J’ai finalement été désignée porte-drapeau, en hommage à Régine, et à partir de ce moment-là, je me suis retrouvée au milieu des athlètes qui étaient ultra positifs, performants, enjoués, dans une ambiance qu’on ne peut trouver qu’aux Jeux. Je pense que cela m’a un peu redonné goût à la vie, j’étais heureuse d’être là, et j’ai réussi à faire un peu abstraction grâce à la protection que l’on a au moment des JO, vis-à-vis des journalistes et du monde extérieur. On était comme dans une sous cloche, ce qui m’a permis de me reconcentrer sur ce que j’aimais. Je me suis faite la réflexion lors des entrainements descente, que j’ai terminé loin aux alentours des 3s, j’avais retrouvé le plaisir de skier, dans ma tête l’envie d’aller vite, mais comme me l’ont dit mes entraineurs, on sentait que le corps ne suivait pas. Il y avait encore une sorte de blocage.

La course était à l’origine programmée le 11 février, donc on avait fait tous les préparatifs : échauffement, préparation des affaires, reconnaissance, et on était parti se mettre au chaud au restaurant avant le départ. Et là, le vent s’était levé, et la course est finalement reportée au lendemain. Je croise alors une personne de chez Rossignol qui me dit « En fait c’est super cool Carole t’étais prête aujourd’hui ? », je lui réponds que oui, et il me dit « Et bien tu imagines demain, tu n’auras qu’à penser à aller vite ! » Alors des fois les gens font des réflexions qui leur paraissent anodines, mais là c’était vrai. C’était une répétition générale, et je ne pensais plus à toutes ces petites choses, « est-ce que j’ai oublié ma combinaison ? Combien de temps il me faut après l’échauffement … ? », qui peuvent perturber. Cela a été un déclic supplémentaire.

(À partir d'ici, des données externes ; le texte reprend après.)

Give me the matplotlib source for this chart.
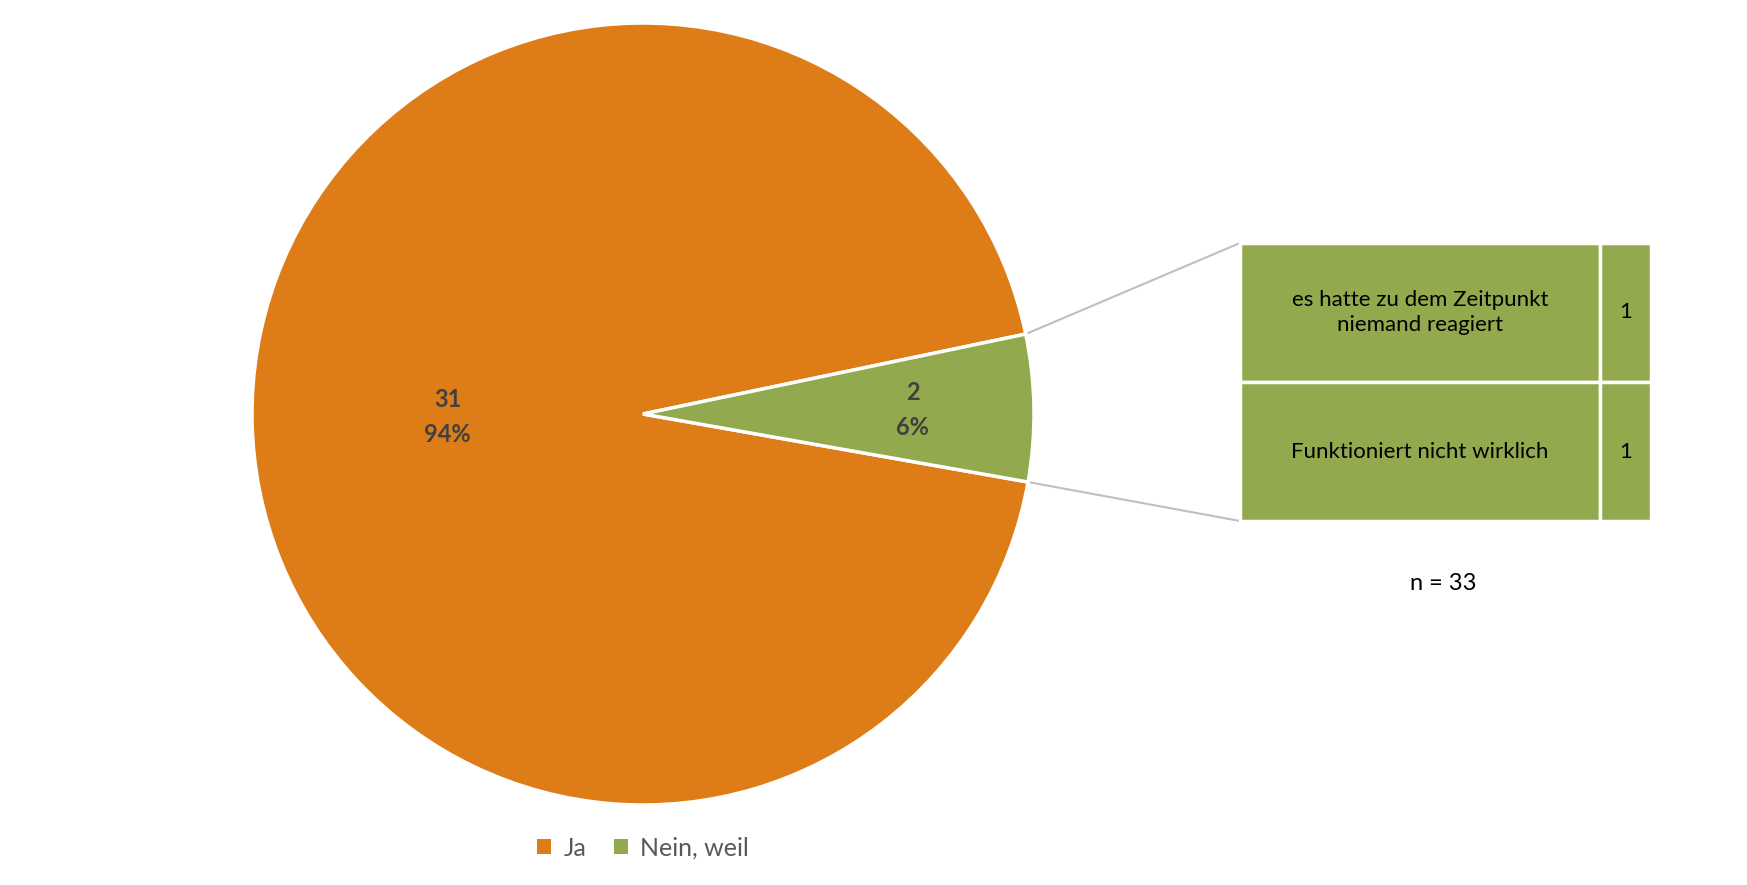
import numpy as np
import matplotlib
matplotlib.use('Agg')
from matplotlib import pyplot as plt
from matplotlib.patches import Rectangle

# data
categories = ['Ja', 'Nein, weil']
counts = [31, 2]
reasons = ['es hatte zu dem Zeitpunkt\nniemand reagiert', 'Funktioniert nicht wirklich']
reason_counts = [1, 1]
n_total = 33

ORANGE = '#DE7D18'
GREEN = '#93A94D'
LABEL = '#404040'
FONT = 'Lato'

W, H = 1747, 885
fig = plt.figure(figsize=(W / 100, H / 100), dpi=100)
ax = fig.add_axes([0, 0, 1, 1])
ax.set_xlim(0, W)
ax.set_ylim(0, H)
ax.set_aspect('equal')
ax.axis('off')

cx, cy, r = 643, H - 414, 391   # pie centre / radius in pixels (y up)
start = 11.8

wedges, _ = ax.pie(counts, colors=[ORANGE, GREEN], startangle=start,
                   center=(cx, cy), radius=r, counterclock=True,
                   wedgeprops=dict(edgecolor='white', linewidth=2.5))
ax.set_xlim(0, W)
ax.set_ylim(0, H)

# slice labels (count + percent)
total = sum(counts)
label_dist = [0.50, 0.69]
for w, c, d in zip(wedges, counts, label_dist):
    mid = np.deg2rad((w.theta1 + w.theta2) / 2)
    x = cx + d * r * np.cos(mid)
    y = cy + d * r * np.sin(mid)
    ax.text(x, y, '{}\n{:.0f}%'.format(c, 100.0 * c / total), ha='center',
            va='center', fontsize=17, fontweight='bold', color=LABEL,
            family=FONT, linespacing=1.6)

# breakdown table of "Nein, weil"
tx0, tx1, tx2 = 1240, 1600, 1651
ty_top, ty_bot = H - 243, H - 521
row_h = (ty_top - ty_bot) / len(reasons)
for i, (txt, val) in enumerate(zip(reasons, reason_counts)):
    y0 = ty_top - (i + 1) * row_h
    ax.add_patch(Rectangle((tx0, y0), tx1 - tx0, row_h, facecolor=GREEN,
                           edgecolor='white', linewidth=2.5))
    ax.add_patch(Rectangle((tx1, y0), tx2 - tx1, row_h, facecolor=GREEN,
                           edgecolor='white', linewidth=2.5))
    ax.text((tx0 + tx1) / 2, y0 + row_h / 2, txt, ha='center', va='center',
            fontsize=16, color='black', family=FONT, linespacing=1.3)
    ax.text((tx1 + tx2) / 2, y0 + row_h / 2, str(val), ha='center',
            va='center', fontsize=16, color='black', family=FONT)

# connector lines from the green slice to the table
green = wedges[1]
for ang, ty in [(green.theta2, ty_top), (green.theta1, ty_bot)]:
    a = np.deg2rad(ang)
    ax.plot([cx + r * np.cos(a), tx0], [cy + r * np.sin(a), ty],
            color='#BFBFBF', linewidth=1.5, zorder=0)

ax.text(1443, H - 583, 'n = {}'.format(n_total), ha='center', va='center',
        fontsize=17, color='black', family=FONT)

# legend
leg = ax.legend(wedges, categories, loc='center', bbox_to_anchor=(643 / W, 37 / H),
                ncol=2, frameon=False, handlelength=0.55, handleheight=0.55,
                handletextpad=0.5, columnspacing=1.1,
                prop={'family': FONT, 'size': 18})
for t in leg.get_texts():
    t.set_color('#595959')
for h in leg.legend_handles:
    h.set_edgecolor('none')

fig.savefig('out.png', dpi=100)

Photo Carole Montillet, 2002 Ski alpin L'équipe de France Olympique aux JO  de Vancouver 2010
Carole Montillet lors de la descente des JO de Salt Lake City

J’étais hyper détendue. On logeait dans des petits appartements parce que le village olympique était assez loin, et on avait un cuisto avec nous. Quand je l’ai croisé je lui ai dit « On ne se ferait pas des crêpes ? » Il me répond « Allez, si tu veux ! ». Donc on est parti faire des courses tous les deux, alors que personne ne mange des crêpes la veille d’une course, surtout des JO (rires), on a quand même deux ou trois bases alimentaires à respecter. J’étais simplement fraîche, heureuse d’être là, donc on s’est mangé des crêpes ! Et le lendemain matin j’ai fait la reco’ en me disant « bon, je me la suis remémorée 20 fois hier, je la connais ! » En plus je m’étais fait la réflexion que souvent en ski alpin, il est difficile pour les gens de notre entourage de se rendre compte de ce qu’on fait. Les caméras écrasent la pente, on ne réalise pas la vitesse, la longueur des sauts… Et sur cette course, c’était super bien filmé ! J’étais contente que les gens puissent se rendre compte du spectacle, dont je faisais partie.

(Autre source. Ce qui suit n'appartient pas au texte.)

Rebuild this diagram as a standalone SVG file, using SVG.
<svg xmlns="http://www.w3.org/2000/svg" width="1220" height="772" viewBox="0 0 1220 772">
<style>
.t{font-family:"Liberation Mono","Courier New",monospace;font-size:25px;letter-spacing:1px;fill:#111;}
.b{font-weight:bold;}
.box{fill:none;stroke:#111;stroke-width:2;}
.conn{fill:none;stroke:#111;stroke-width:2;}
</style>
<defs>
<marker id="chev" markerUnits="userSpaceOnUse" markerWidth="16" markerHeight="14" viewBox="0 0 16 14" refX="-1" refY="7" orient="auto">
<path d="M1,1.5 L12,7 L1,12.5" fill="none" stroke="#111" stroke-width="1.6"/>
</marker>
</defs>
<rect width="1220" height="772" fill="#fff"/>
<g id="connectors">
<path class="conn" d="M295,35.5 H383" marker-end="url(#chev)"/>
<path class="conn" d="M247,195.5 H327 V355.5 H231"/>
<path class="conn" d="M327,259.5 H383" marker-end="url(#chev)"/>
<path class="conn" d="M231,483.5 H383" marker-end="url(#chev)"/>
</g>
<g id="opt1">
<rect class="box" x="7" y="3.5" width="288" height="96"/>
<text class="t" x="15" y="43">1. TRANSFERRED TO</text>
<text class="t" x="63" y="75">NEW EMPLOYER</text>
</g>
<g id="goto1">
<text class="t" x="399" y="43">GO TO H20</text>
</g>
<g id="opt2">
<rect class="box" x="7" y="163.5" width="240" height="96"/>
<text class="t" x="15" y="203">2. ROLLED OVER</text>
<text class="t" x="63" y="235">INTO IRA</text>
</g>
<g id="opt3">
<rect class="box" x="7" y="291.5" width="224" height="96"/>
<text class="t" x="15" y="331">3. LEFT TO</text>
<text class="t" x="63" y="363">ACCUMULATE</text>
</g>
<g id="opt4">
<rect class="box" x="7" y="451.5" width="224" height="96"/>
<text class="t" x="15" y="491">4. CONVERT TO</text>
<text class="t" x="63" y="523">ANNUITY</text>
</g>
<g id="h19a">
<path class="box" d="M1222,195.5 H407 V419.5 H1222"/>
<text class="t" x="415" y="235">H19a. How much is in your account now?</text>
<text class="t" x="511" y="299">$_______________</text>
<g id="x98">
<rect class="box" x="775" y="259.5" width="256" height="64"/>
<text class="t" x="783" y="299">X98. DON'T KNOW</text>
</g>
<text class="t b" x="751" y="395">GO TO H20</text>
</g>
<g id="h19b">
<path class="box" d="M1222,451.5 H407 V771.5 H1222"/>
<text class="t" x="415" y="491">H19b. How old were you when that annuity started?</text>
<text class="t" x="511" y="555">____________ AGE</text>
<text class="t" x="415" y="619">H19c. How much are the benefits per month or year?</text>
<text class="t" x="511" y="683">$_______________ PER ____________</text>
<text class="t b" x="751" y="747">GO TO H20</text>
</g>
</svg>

Je m’étais enlevé toutes formes de pression, vu que j’étais à la ramasse lors des entrainements, et j’étais dans un état de bien être le jour de la course. J’ai pris le départ, il faisait grand beau, et en l’espace de trois portes je me suis dit « mais c’est hyper facile aujourd’hui ! ». En fait pas du tout, j’avais simplement les bonnes intentions. En ski alpin, quand tu as une bonne flexion de cheville, que tu veux aller vite, que ton corps est penché sur l’avant, tu arrives beaucoup plus facilement à diriger tes skis. Plus les portes passaient, plus je mettais d’intentions, et plus c’était facile. Les sensations n’étaient plus du tout les mêmes qu’aux entrainements, je n’avais plus le pied qui dérapait, je ne me relevais plus 20 mètres avant les bosses histoire de ralentir un peu… Je me régalais à aller vite et en l’espace de deux portes où j’ai pris un maximum de plaisir, ça m’a mis dans une excellente spirale. Quand j’arrive en bas, je prends la tête avec 1,52s d’avance sur la Norvégienne Marken, qui avait fait de bons entrainements, donc c’était une vraie référence et je réalise que j’ai fait quelque chose !

Revivez la descente parfaite de Carole Montillet.

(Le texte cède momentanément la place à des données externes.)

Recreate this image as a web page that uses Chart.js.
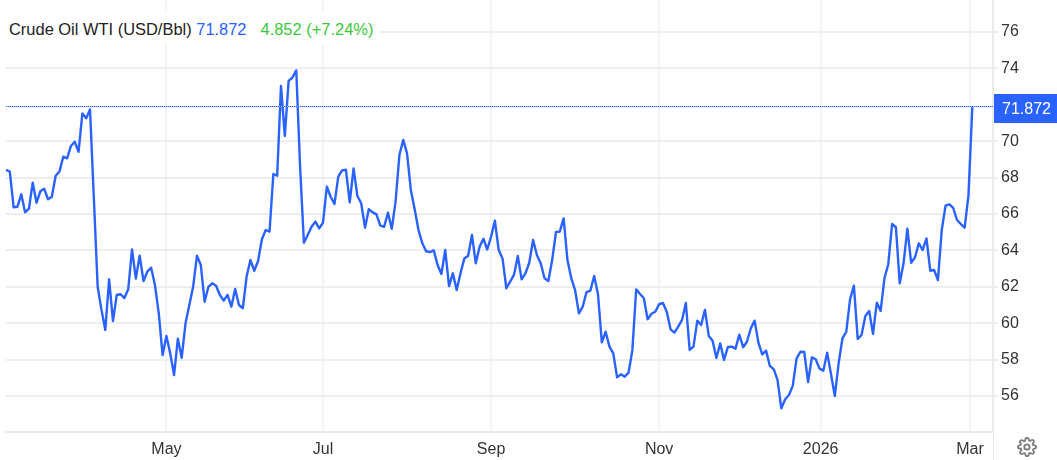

C’était assez personnel et égoïste, mais je me disais qu’enfin j’avais réussi à faire une belle course. Je n’ai rien inventé ce jour-là, j’ai juste retrouvé des sensations et c’est tombé au bon moment. J’ai aussi eu un petit peu de chance parce que si cela avait couru la veille ça n’aurait pas été la même histoire. Dans l’aire d’arrivée, je comprends assez vite parce que les favorites Kostner et Goetschl partaient 14 et 15, et elles passent derrière ! Après il y a eu une grosse attente jusqu’à l’Américaine Picabo Street, qui avait gagné plusieurs fois le globe de la descente et qui allait prendre sa retraite après les JO. Elle n’avait pas fait une grande saison, mais on connaît la faculté qu’ont les Américains à se transcender lors des grands événements, surtout chez eux, et elle avait prévenu qu’elle serait championne olympique. Elle l’avait déjà dit à Nagano, et elle avait réussi (remportant le super-G), donc on était tous dans l’attente dans l’aire d’arrivée. Ça reste des moments magiques, on était tous ensemble, avec Mélanie Suchet, ma copine qui était dans l’équipe aussi, tous les gens de la fédé…

Sur le moment, on partage avec les gens présents, avec les filles, après avoir vécu un moment tragique. Les regards échangés sont forts. On profite parce qu’on sait que ces moments sont très courts, on est vite rattrapé par les conférences de presse et on s’échappe un peu les uns des autres. Ensuite, on se rend compte qu’on succède à Marielle Goitschel au palmarès des françaises sacrées en ski alpin au JO, cela rajoute de la fierté.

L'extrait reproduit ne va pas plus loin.